We did it. Perfect weather, great climbers, an amazing experience. Helped to remind me just how small I really am, Mount Rainier is hallowed ground and I will definitly be back.
Lived in Seattle for 18 years, finally tapped the summit of Rainer. Perfect weather, summited right at sunrise after leaving Muir around 1130. Took Emmons route because of the number of crevasses that had opend up along the DC route.
Best trip and weather I have ever been on. I heard that Rainier is not famous for views, but it has some of the best. TR and pics forthcoming.
First summit of the season. Three down now, in varying conditions.
Winds died down a bit today allowing us to make it when others day before were all turned back on this route. One scary as hell crossing of an ice "bridge" along a thin ledge over a gnarly crevasse where a fall would have meant death for sure. Not too bad in the dark, though, really, and the rest of the route was pretty routine although long and painful of course.
Plenty of snow bridges rapidly thinning hopefully the park service will be assiting with route adjustments this week as I don't think several of them can last much longer.
Weather sucked. Turned back at around 11.7k. I'll hopefully be back.
Great conditions with a full moon.
Lucky with the weather. Whiteout the day in, bad weather last day, but we got a break in the middle. Windy and cold but clear for the summit day.
via the DC with 3 other SP'er. Great partners, excellent weather. Thx guys! Looking forward to the next one.
I climbed the DC with three great climbers I met right here on summit post! The entire trip was great and I thank my fellow Sp ers for a fantastic time! Summit #2
My first summit of Rainier. Great climb and mountain! Me and three other SP'ers (Mickowitsch, Hotfeet & gcap) were lucky to get a nice weather window. Would love to go back and climb a different route.
2nd Summit - July 12, 2012: via the Kautz Glacier. Great climb and again perfect weather made for a successful day!
Great moonlit night and a beautiful day in the midst of a weather system that brought afternoon thunderstorms to the upper mountain. Climbed above a sea of clouds. Took 3 days this time, feels much more pleasant despite the fact that I was not in very good shape.
Wanted to go after Liberty Ridge but couldn't due to the road closures in early season; very dissapointing as this was to be a test piece for me. Ended up summiting via Ingraham glacier in what was a long snow slog. Only had to cross 2 open crevasses.
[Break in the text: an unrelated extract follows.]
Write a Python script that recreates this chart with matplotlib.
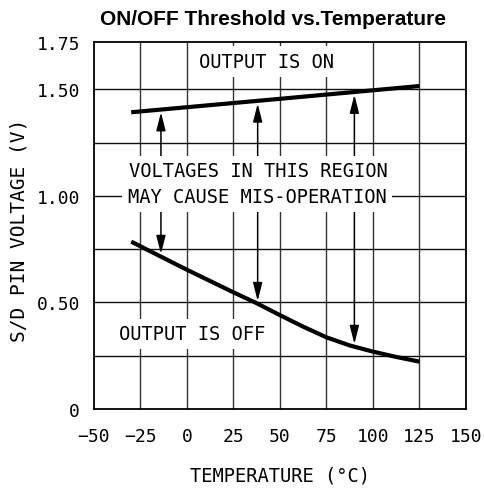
import numpy as np
import matplotlib
matplotlib.use("Agg")
import matplotlib.pyplot as plt

# data
temps_on = [-30, 50, 125]
v_on = [1.392, 1.455, 1.515]

temps_off = [-30, -25, 0, 25, 37.5, 50, 62.5, 75, 87.5, 100, 112.5, 125]
v_off = [0.785, 0.763, 0.653, 0.547, 0.496, 0.440, 0.386, 0.336, 0.298, 0.269, 0.244, 0.222]

arrow_temps = [-14, 38, 90]

x_ticks = [-50, -25, 0, 25, 50, 75, 100, 125, 150]
y_ticks = [0, 0.5, 1.0, 1.5, 1.72]
y_tick_labels = ["0", "0.50", "1.00", "1.50", "1.75"]
y_grid = [0.25, 0.5, 0.75, 1.0, 1.25, 1.5]

lab_font = "DejaVu Sans Mono"

fig = plt.figure(figsize=(4.85, 4.89), dpi=100)
ax = fig.add_axes([0.1938, 0.1616, 0.767, 0.7498])

ax.set_xlim(-50, 150)
ax.set_ylim(0, 1.72)

# grid
for x in x_ticks[1:-1]:
    ax.axvline(x, color="#333333", lw=1.0, zorder=1)
for y in y_grid:
    ax.axhline(y, color="#111111", lw=1.0, zorder=1)

ax.plot(temps_on, v_on, color="black", lw=3.0, solid_capstyle="butt", zorder=4)
ax.plot(temps_off, v_off, color="black", lw=3.0, solid_capstyle="butt",
        solid_joinstyle="round", zorder=4)

# arrows
astyle = dict(arrowstyle="-|>,head_length=1.1,head_width=0.28", mutation_scale=10,
              color="black", lw=1.1, shrinkA=0, shrinkB=0)
for t in arrow_temps:
    tip_up = np.interp(t, temps_on, v_on) - 0.013
    ax.annotate("", xy=(t, tip_up), xytext=(t, 1.11), arrowprops=astyle, zorder=3)
    tip_dn = np.interp(t, temps_off, v_off) + 0.013
    ax.annotate("", xy=(t, tip_dn), xytext=(t, 1.0), arrowprops=astyle, zorder=3)

box = dict(boxstyle="square,pad=0.3", fc="white", ec="none")
tkw = dict(family=lab_font, fontsize=13.5, ha="center", va="center", bbox=box, zorder=5)
ax.text(42.8, 1.63, "OUTPUT IS ON", **tkw)
ax.text(38.2, 1.118, "VOLTAGES IN THIS REGION", **tkw)
ax.text(37.6, 0.997, "MAY CAUSE MIS-OPERATION", **tkw)
ax.text(2.5, 0.352, "OUTPUT IS OFF", **tkw)

ax.set_xticks(x_ticks)
ax.set_yticks(y_ticks)
ax.set_yticklabels(y_tick_labels)
ax.tick_params(length=0, labelsize=13, pad=13)
ax.tick_params(axis="y", pad=10)
for lbl in ax.get_xticklabels() + ax.get_yticklabels():
    lbl.set_family(lab_font)

for s in ax.spines.values():
    s.set_linewidth(1.3)
    s.set_zorder(6)

ax.set_xlabel("TEMPERATURE (°C)", family=lab_font, fontsize=13.5)
ax.set_ylabel("S/D PIN VOLTAGE (V)", family=lab_font, fontsize=14)
ax.xaxis.set_label_coords(0.5, -0.18)
ax.xaxis.label.set_va("center")
ax.yaxis.set_label_coords(-0.202, 0.49)
ax.yaxis.label.set_va("center")

fig.text(0.562, 0.949, "ON/OFF Threshold vs.Temperature", family="Liberation Sans",
         fontweight="bold", fontsize=15, ha="center", va="baseline")

fig.savefig("out.png", dpi=100)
With Jill and Alton. This climb was amazing. The eastern skyline at dawn on the way up was one of the most beautiful scenes I have ever experienced in my life. The climb was pretty straightforward (thanks, Alton, if you're out there, for leading the way) but it did take a lot out of me (Alton had the pedal to the metal--we blew by several parties on the way up). Weather was perfect. Everything was perfect. Now, when I'm in Washington or flying over and see the mountain there in all its glory, I think, "Wow, I stood on top of that puppy," and it still blows me away. A truly satisfying mountaineering experience that rates five stars on my "Highlights of Life" list.
Mitch and I negated the Ingraham Direct route up and took the DC down. We climbed with Paul & Chuck of Ft. Lewis. Quit stealing my Oxygen! No wind, warm and tons of crevasses. Daily thunder and lightning in the afternoon with snow or hail. Clear at night and into mid-day. Conditions repeated June 11th, 12th and 13th ..
Our party of 3 climbed through clouds at Paradise and into sunshine, where we camped near the Fuhrer Finger. Great conditions on the Finger. We were on the summit for 5 minutes before a lenticular cloud hit us. Started down the DC and the clouds broke when we entered the crevasse fields. The Finger was a fun route cause we felt like we had the mountain to ourselves.
Great weather and great partners.
Climbed the Emmons Route direct on June 2, 2009. Very windy at Camp Schurman, but no wind at all once we were on the corridor. Spectacular conditions - we were able to ascend the route directly over the bergscrund on a large snowbridge. The last several hundred feet before the crater rim was solid blue ice which required some careful steps. We had the entire summit to ourselves. Descended via the Winthrop Traverse due to extremely hot conditions, and we weren't sure what the snow condition on the steep direct ascent face would be like. Made it to the summit around 6:30 in the morning, took a long break at the summit and a few breaks on the way down ... back at camp by 1 pm. Tired, but exhilarated! I had been weathered off the mountain in 2007 and 2008, so this was my third attempt - victory is sweet!
Camped on the flats and took the Ingraham Direct. Summitted around 0545 and had the summit to ourselves for about an hour. Incredible. This marks my 3rd attempt and 2nd summit. I would certainly camp at the flats again.
Made it to about 11700 and turned back due to wind. Sky was clear and beautiful, but the wind was a little much for a fair weather climber.